La violencia no es azarosa. Los informes coinciden en que los principales responsables son actores no estatales —grupos armados, paramilitares, sicarios, crimen organizado—, pero también Estados que criminalizan, permiten o encubren.

En 2024, casi el 30 % de los asesinatos no tuvo autor identificado. En el 36 % se responsabilizó a actores no estatales, y en el 12 % a agentes estatales. En todos los casos, la impunidad alimenta la repetición.

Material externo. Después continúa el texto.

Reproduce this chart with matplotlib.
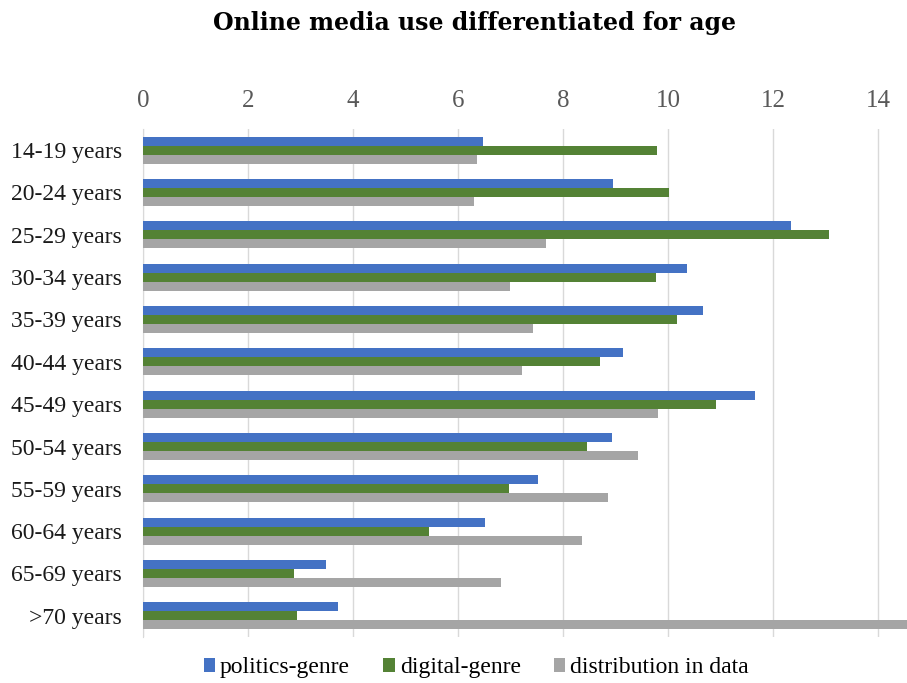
import matplotlib.pyplot as plt
import numpy as np

ages = ['14-19 years', '20-24 years', '25-29 years', '30-34 years', '35-39 years',
        '40-44 years', '45-49 years', '50-54 years', '55-59 years', '60-64 years',
        '65-69 years', '>70 years']
politics = [6.48, 8.95, 12.34, 10.36, 10.67, 9.14, 11.66, 8.93, 7.52, 6.52, 3.48, 3.72]
digital = [9.79, 10.02, 13.07, 9.77, 10.17, 8.70, 10.91, 8.46, 6.97, 5.44, 2.88, 2.94]
distribution = [6.37, 6.30, 7.68, 6.99, 7.43, 7.22, 9.81, 9.43, 8.86, 8.37, 6.81, 16.0]

fig = plt.figure(figsize=(9.07, 6.83), dpi=100)
ax = fig.add_axes([143/907, 1 - 637/683, 1 - 143/907, (637 - 129)/683])

y = np.arange(len(ages))
h = 0.21
ax.barh(y - h, politics, height=h, color='#4472c4', label='politics-genre', zorder=3)
ax.barh(y, digital, height=h, color='#548235', label='digital-genre', zorder=3)
ax.barh(y + h, distribution, height=h, color='#a5a5a5', label='distribution in data', zorder=3)

ax.set_xlim(0, 764/52.5)
ax.set_ylim(len(ages) - 0.5, -0.5)
ax.set_xticks(range(0, 15, 2))
ax.xaxis.tick_top()
ax.tick_params(axis='x', length=0, pad=12, labelsize=18, labelcolor='#595959')
ax.tick_params(axis='y', length=0, pad=15, labelsize=17, labelcolor='#1a1a1a')
ax.set_yticks(y)
ax.set_yticklabels(ages)
for lab in ax.get_xticklabels() + ax.get_yticklabels():
    lab.set_family('Liberation Serif')
ax.grid(axis='x', color='#d9d9d9', linewidth=1, zorder=0)
for s in ['top', 'right', 'bottom']:
    ax.spines[s].set_visible(False)
ax.spines['left'].set_color('#d9d9d9')

fig.text(0.523, 0.966, 'Online media use differentiated for age', ha='center', va='center',
         fontsize=17, fontweight='bold', family='DejaVu Serif')

fig.legend(loc='center', bbox_to_anchor=(0.525, 0.022), ncol=3, frameon=False,
           prop={'family': 'Liberation Serif', 'size': 17}, handlelength=0.5,
           handleheight=0.5, handletextpad=0.2, columnspacing=1.4)

fig.savefig('out.png', dpi=100)
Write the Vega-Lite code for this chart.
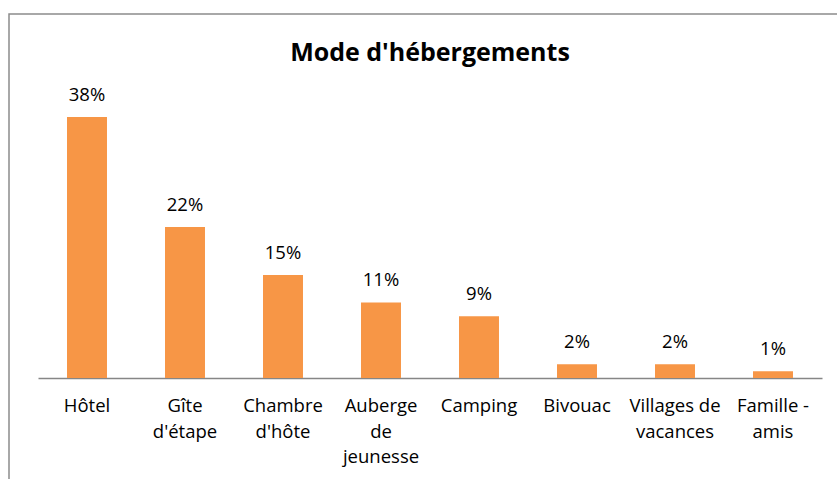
{
  "$schema": "https://vega.github.io/schema/vega-lite/v6.json",
  "autosize": "none",
  "padding": {"left": 9, "top": 14, "right": 0, "bottom": 0},
  "width": 842,
  "height": 476,
  "background": "white",
  "title": {
    "text": "Mode d'hébergements",
    "font": "Open Sans",
    "fontSize": 25,
    "fontWeight": "bold",
    "color": "black",
    "anchor": "middle",
    "offset": -52
  },
  "data": {
    "values": [
      {"cat": "Hôtel", "value": 0.38},
      {"cat": "Gîte|d'étape", "value": 0.22},
      {"cat": "Chambre|d'hôte", "value": 0.15},
      {"cat": "Auberge|de|jeunesse", "value": 0.11},
      {"cat": "Camping", "value": 0.09},
      {"cat": "Bivouac", "value": 0.02},
      {"cat": "Villages de|vacances", "value": 0.02},
      {"cat": "Famille -|amis", "value": 0.01}
    ]
  },
  "encoding": {
    "x": {
      "field": "cat",
      "type": "nominal",
      "sort": null,
      "scale": {"range": [29, 813], "paddingInner": 0.592, "paddingOuter": 0.296},
      "axis": {
        "title": null,
        "orient": "bottom",
        "offset": -112,
        "ticks": false,
        "labelAngle": 0,
        "labelExpr": "split(datum.value, '|')",
        "labelFont": "Open Sans",
        "labelFontSize": 18.5,
        "labelColor": "black",
        "labelLineHeight": 25.5,
        "labelPadding": 18.5,
        "labelLimit": 0,
        "domainColor": "#868686",
        "domainWidth": 1.5,
        "grid": false
      }
    },
    "y": {
      "field": "value",
      "type": "quantitative",
      "scale": {"domain": [0, 0.53], "range": [364, 0], "nice": false, "zero": true},
      "axis": null
    }
  },
  "layer": [
    {"mark": {"type": "bar", "color": "#F79646"}},
    {
      "mark": {"type": "text", "baseline": "bottom", "dy": -12, "font": "Open Sans", "fontSize": 18.5, "color": "black"},
      "encoding": {"text": {"field": "value", "type": "quantitative", "format": ".0%"}}
    }
  ],
  "config": {
    "view": {"stroke": "#8c8c8c", "strokeWidth": 1.5}
  }
}
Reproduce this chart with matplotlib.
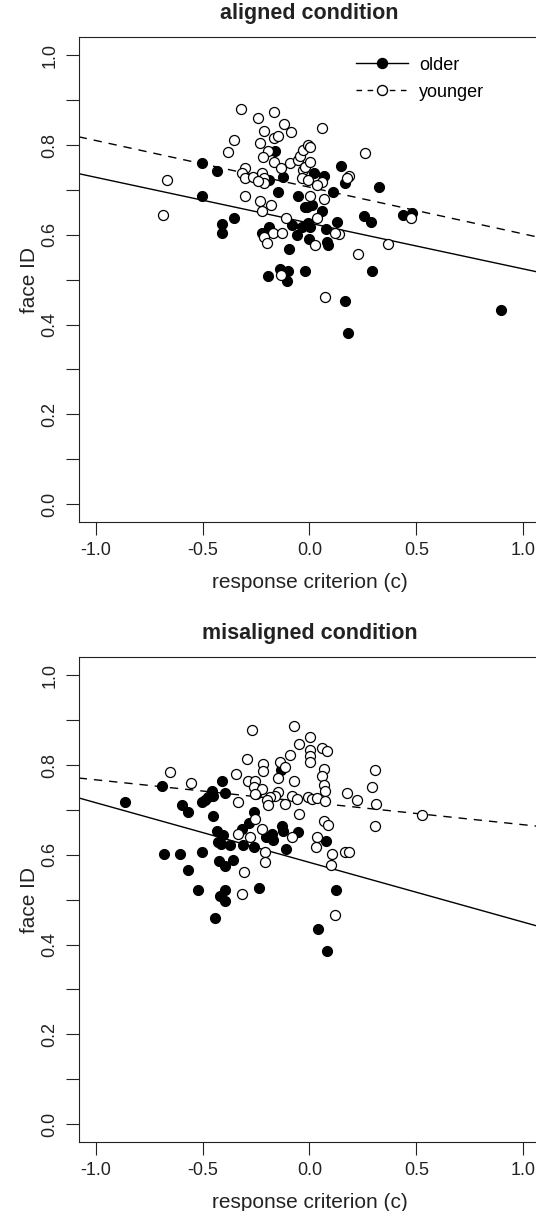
import numpy as np
import matplotlib.pyplot as plt
from matplotlib.lines import Line2D

plt.rcParams['font.family'] = ['Liberation Sans', 'DejaVu Sans']

# ---- aligned condition ----
al_old_c = [-0.501, -0.431, -0.501, -0.353, -0.411, -0.411, -0.187, -0.122, -0.145, -0.055,
            -0.161, -0.223, -0.187, -0.083, -0.036, -0.060, -0.023, -0.098, -0.138, -0.102,
            -0.195, -0.103, -0.021, 0.148, 0.167, 0.326, 0.023, 0.070, 0.112, -0.013,
            0.011, 0.058, 0.253, 0.289, 0.440, 0.479, 0.128, -0.005, 0.003, 0.076,
            -0.002, 0.081, 0.086, 0.295, 0.167, 0.179, 0.896]
al_old_id = [0.761, 0.741, 0.686, 0.637, 0.624, 0.603, 0.722, 0.728, 0.696, 0.686,
             0.786, 0.603, 0.618, 0.622, 0.618, 0.600, 0.662, 0.568, 0.523, 0.520,
             0.508, 0.496, 0.519, 0.753, 0.716, 0.707, 0.737, 0.731, 0.696, 0.662,
             0.666, 0.654, 0.642, 0.629, 0.644, 0.649, 0.629, 0.626, 0.618, 0.612,
             0.590, 0.585, 0.577, 0.520, 0.453, 0.382, 0.432]

al_young_c = [-0.320, -0.239, -0.164, -0.117, -0.086, -0.214, -0.164, -0.145, -0.355, -0.231,
              -0.379, -0.192, -0.217, -0.164, -0.091, -0.052, -0.044, -0.028, -0.005, -0.028,
              -0.133, -0.302, -0.317, -0.302, -0.263, -0.223, -0.215, -0.211, -0.239, -0.302,
              -0.231, -0.180, -0.223, -0.111, -0.668, -0.686, -0.169, -0.130, -0.215, -0.200,
              -0.036, -0.006, -0.023, 0.058, 0.260, 0.003, 0.003, 0.183, 0.175, 0.058,
              0.035, 0.070, 0.003, 0.476, 0.034, 0.136, 0.120, 0.367, 0.026, 0.229,
              0.073, -0.133]
al_young_id = [0.881, 0.861, 0.874, 0.846, 0.828, 0.832, 0.815, 0.820, 0.811, 0.804,
               0.784, 0.786, 0.774, 0.763, 0.760, 0.766, 0.775, 0.789, 0.800, 0.744,
               0.748, 0.748, 0.737, 0.726, 0.728, 0.737, 0.726, 0.715, 0.720, 0.686,
               0.675, 0.666, 0.654, 0.637, 0.723, 0.644, 0.603, 0.603, 0.596, 0.581,
               0.726, 0.722, 0.752, 0.837, 0.783, 0.796, 0.763, 0.731, 0.726, 0.718,
               0.711, 0.679, 0.686, 0.637, 0.637, 0.602, 0.603, 0.580, 0.577, 0.557,
               0.462, 0.511]

# ---- misaligned condition ----
mis_old_c = [-0.135, -0.691, -0.411, -0.456, -0.397, -0.451, -0.474, -0.490, -0.505, -0.250,
             -0.864, -0.598, -0.570, -0.451, -0.259, -0.283, -0.130, -0.434, -0.317, -0.404,
             -0.427, -0.412, -0.373, -0.312, -0.259, -0.205, -0.177, -0.169, -0.122, -0.111,
             -0.055, 0.078, -0.680, -0.604, -0.502, -0.423, -0.395, -0.357, -0.570, -0.523,
             -0.419, -0.396, -0.393, -0.236, 0.123, -0.442, 0.040, 0.080]
mis_old_id = [0.789, 0.754, 0.764, 0.743, 0.737, 0.732, 0.728, 0.722, 0.717, 0.736,
              0.717, 0.710, 0.696, 0.687, 0.696, 0.670, 0.664, 0.654, 0.658, 0.643,
              0.628, 0.624, 0.621, 0.622, 0.617, 0.639, 0.647, 0.632, 0.654, 0.613,
              0.650, 0.630, 0.602, 0.602, 0.606, 0.587, 0.576, 0.589, 0.567, 0.522,
              0.509, 0.522, 0.498, 0.527, 0.522, 0.458, 0.435, 0.385]

mis_young_c = [-0.267, -0.070, -0.047, -0.091, -0.290, -0.219, -0.138, -0.114, -0.219, -0.653,
               -0.344, -0.149, -0.555, -0.287, -0.255, -0.070, -0.258, -0.223, -0.255, -0.146,
               -0.161, -0.185, -0.200, -0.192, -0.336, -0.114, -0.083, -0.059, -0.255, -0.049,
               -0.223, -0.334, -0.279, -0.083, 0.066, 0.089, 0.034, 0.030, 0.104, 0.101,
               0.167, 0.183, -0.209, -0.206, -0.304, -0.317, 0.120, 0.003, 0.058, 0.081,
               0.003, 0.003, 0.003, 0.070, 0.058, 0.307, 0.070, 0.073, 0.292, 0.175,
               0.222, 0.310, 0.525, -0.005, 0.011, 0.034, 0.073, 0.307]
mis_young_id = [0.877, 0.886, 0.847, 0.823, 0.814, 0.802, 0.806, 0.796, 0.786, 0.785,
                0.780, 0.771, 0.759, 0.765, 0.765, 0.764, 0.750, 0.747, 0.736, 0.739,
                0.732, 0.728, 0.722, 0.712, 0.717, 0.713, 0.730, 0.725, 0.680, 0.690,
                0.658, 0.647, 0.639, 0.639, 0.675, 0.667, 0.639, 0.617, 0.601, 0.578,
                0.606, 0.606, 0.606, 0.585, 0.561, 0.513, 0.465, 0.863, 0.838, 0.831,
                0.834, 0.819, 0.806, 0.791, 0.776, 0.789, 0.756, 0.743, 0.750, 0.738,
                0.722, 0.713, 0.689, 0.728, 0.725, 0.727, 0.719, 0.665]

# fitted lines as drawn (intercept, slope)
al_old_fit = (0.626, -0.102)
al_young_fit = (0.706, -0.104)
mis_old_fit = (0.583, -0.133)
mis_young_fit = (0.717, -0.050)

W, H = 536, 1211
fig = plt.figure(figsize=(W / 100, H / 100), dpi=100)

left = 78.7 / W
width = 461.5 / W
height = 484.7 / H
ax1 = fig.add_axes([left, 1 - 522 / H, width, height])
ax2 = fig.add_axes([left, 1 - 1142 / H, width, height])


def panel(ax, title, old_c, old_id, young_c, young_id, old_fit, young_fit):
    xl = np.array([-1.08, 1.08])
    ax.plot(xl, old_fit[0] + old_fit[1] * xl, color='black', lw=1.0, zorder=2)
    ax.plot(xl, young_fit[0] + young_fit[1] * xl, color='black', lw=1.0,
            dashes=(6, 5), zorder=2)
    ax.scatter(old_c, old_id, s=52, facecolor='black', edgecolor='black', lw=0.8, zorder=3)
    ax.scatter(young_c, young_id, s=52, facecolor='white', edgecolor='black', lw=0.9, zorder=3)

    ax.set_xlim(-1.08, 1.08)
    ax.set_ylim(-0.04, 1.04)
    ax.set_xticks([-1.0, -0.5, 0.0, 0.5, 1.0])
    ax.set_xticklabels(['-1.0', '-0.5', '0.0', '0.5', '1.0'])
    ax.set_yticks([0.0, 0.2, 0.4, 0.6, 0.8, 1.0])
    ax.set_yticklabels(['0.0', '0.2', '0.4', '0.6', '0.8', '1.0'])
    ax.set_yticks(np.arange(0.1, 1.0, 0.2), minor=True)
    ax.tick_params(which='both', direction='out', length=9.5, width=0.8, labelsize=13,
                   color='#222222', labelcolor='#222222')
    ax.tick_params(axis='x', pad=5)
    ax.tick_params(axis='y', pad=5)
    for lab in ax.get_yticklabels():
        lab.set_rotation(90)
        lab.set_va('center')
    for sp in ax.spines.values():
        sp.set_linewidth(0.8)
        sp.set_color('#222222')

    ax.set_xlabel('response criterion (c)', fontsize=15, color='#222222')
    ax.set_ylabel('face ID', fontsize=15, color='#222222')
    ax.xaxis.set_label_coords(0.5, -51 / 484.7)
    ax.yaxis.set_label_coords(-40 / 461.5, 0.5)
    ax.set_title(title, fontsize=15.5, fontweight='bold', pad=13, color='#222222')


panel(ax1, 'aligned condition', al_old_c, al_old_id, al_young_c, al_young_id,
      al_old_fit, al_young_fit)
panel(ax2, 'misaligned condition', mis_old_c, mis_old_id, mis_young_c, mis_young_id,
      mis_old_fit, mis_young_fit)

handles = [Line2D([0], [0], color='black', lw=1.0, marker='o', ms=7.2,
                  mfc='black', mec='black'),
           Line2D([0], [0], color='black', lw=1.0, dashes=(4, 4), marker='o', ms=7.2,
                  mfc='white', mec='black')]
ax1.legend(handles, ['older', 'younger'], loc='upper left', bbox_to_anchor=(0.6, 0.96),
           frameon=False, fontsize=13, handlelength=2.9, handletextpad=0.6,
           labelspacing=0.55, borderaxespad=0, borderpad=0)

fig.savefig('out.png', dpi=100, facecolor='white')
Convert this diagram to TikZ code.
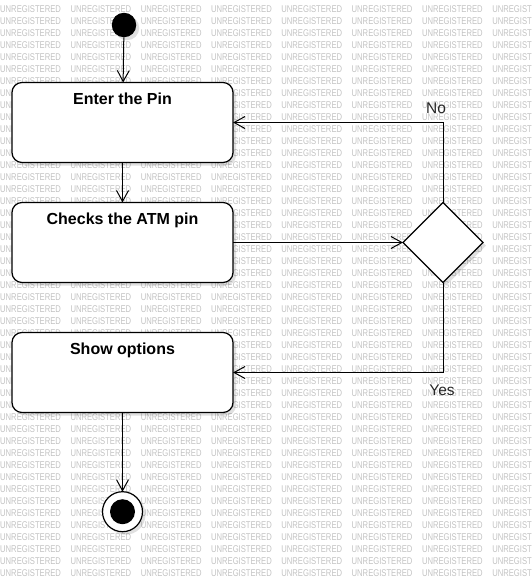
\documentclass[tikz,border=0pt]{standalone}
\usepackage{fontspec}
\setmainfont{Liberation Sans}
\usetikzlibrary{arrows.meta}
\usetikzlibrary{shapes.geometric}
\usetikzlibrary{shadows}

\tikzset{
  softshadow/.style = {drop shadow = {shadow xshift = 3pt, shadow yshift = -3pt,
      fill = black, opacity = .12}},
  actbox/.style = {draw, line width = 1.2pt, fill = white, rounded corners = 10pt,
    minimum width = 221pt, minimum height = 80pt, inner sep = 0pt, outer sep = 0pt,
    softshadow},
  boxtitle/.style = {anchor = north, inner sep = 0pt, yshift = -10pt,
    font = \fontsize{16}{19}\selectfont\bfseries},
  flow/.style = {line width = 1pt, -{Straight Barb[length = 11pt, width = 12pt, line width = 1pt]}},
  wmark/.style = {anchor = base west, inner sep = 0pt, text = black!24,
    font = \fontsize{9.8}{10}\selectfont},
  branch/.style = {inner sep = 0pt, text = black!85, font = \fontsize{15.5}{18}\selectfont}
}

\begin{document}
\begin{tikzpicture}[x = 1pt, y = -1pt]
  \useasboundingbox (0, 0) rectangle (532, 582);
  \clip (0, 0) rectangle (532, 582);

  % background stamp
  \foreach \row in {0, ..., 47}
    \foreach \col in {0, ..., 7}
      \node[wmark] at (70.3 * \col, 12.7 + 12 * \row) {\scalebox{0.78}[1]{UNREGISTERED}};

  \node[circle, fill = black, minimum size = 24.5pt, inner sep = 0pt, softshadow] (start) at (124, 25) {};

  \node[actbox, label = {[boxtitle]north:Enter the Pin}] (enter) at (122.5, 122.5) {};
  \node[actbox, label = {[boxtitle]north:Checks the ATM pin}] (check) at (122.5, 242.5) {};
  \node[actbox, label = {[boxtitle]north:Show options}] (show) at (122.5, 372.5) {};

  \node[diamond, draw, line width = 1.2pt, fill = white, minimum width = 80pt,
    minimum height = 80pt, inner sep = 0pt, outer sep = 0pt, softshadow] (decide) at (443, 242.5) {};

  \node[circle, draw, line width = 1.2pt, fill = white, minimum size = 40pt, inner sep = 0pt,
    outer sep = 0pt, softshadow] (final) at (122.5, 511.7) {};
  \fill (final.center) circle[radius = 12.5pt];

  \draw[flow] (start) -- (enter);
  \draw[flow] (enter) -- (check);
  \draw[flow] (check) -- (decide);
  \draw[flow] (decide.north) |- (enter.east);
  \draw[flow] (decide.south) |- (show.east);
  \draw[flow] (show) -- (final);

  \node[branch] (nolbl) at (436, 108) {No};
  \node[branch] (yeslbl) at (442, 390) {Yes};
\end{tikzpicture}
\end{document}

Los mecanismos de protección, cuando existen, resultan insuficientes. En Colombia, más de 5.000 defensores cuentan con medidas oficiales, pero muchas veces se limitan a escoltas o patrullajes esporádicos, incapaces de enfrentar estructuras armadas que operan en connivencia con élites locales y poderes económicos.

Amazonia, epicentro de la violencia

La Amazonia concentra una parte significativa de los crímenes. En Brasil, comunidades Guaraní-Kaiowá y Ava Guaraní fueron atacadas por milicias armadas. En Perú, líderes como Gerardo Keimari y Mariano Isacama, de pueblos Matsiguenka y Kakataibo, fueron asesinados.
Desde 2014, al menos 296 defensores han muerto en la Amazonia, un territorio codiciado por mineros, taladores, narcotraficantes y grandes empresas. La defensa de este pulmón planetario se paga con la vida.

Una pregunta urgente

El próximo noviembre, en Belém do Pará, Brasil, se celebrará la COP30. Allí, frente a los jefes de Estado y ejecutivos de corporaciones, resonará una pregunta: ¿cómo evitar la sangría de activistas?

Porque mientras los discursos oficiales hablan de transición energética y lucha contra el cambio climático, en los territorios la realidad es otra: proyectos extractivos sin consulta, militarización de comunidades y un goteo de asesinatos que no se detiene.

Rachel Cox, de Global Witness, lo resume con crudeza: “Tratan a quienes defienden el ambiente y el territorio como si fueran un estorbo, cuando son en realidad los canarios en la mina que avisan de la catástrofe”.

En Latinoamérica, los defensores de derechos humanos son guardianes incómodos de una tierra que vale más que sus vidas para quienes la explotan. Y la región, convertida en el cementerio de quienes resisten, carga con un signo trágico: aquí, cuidar la vida suele costar la propia.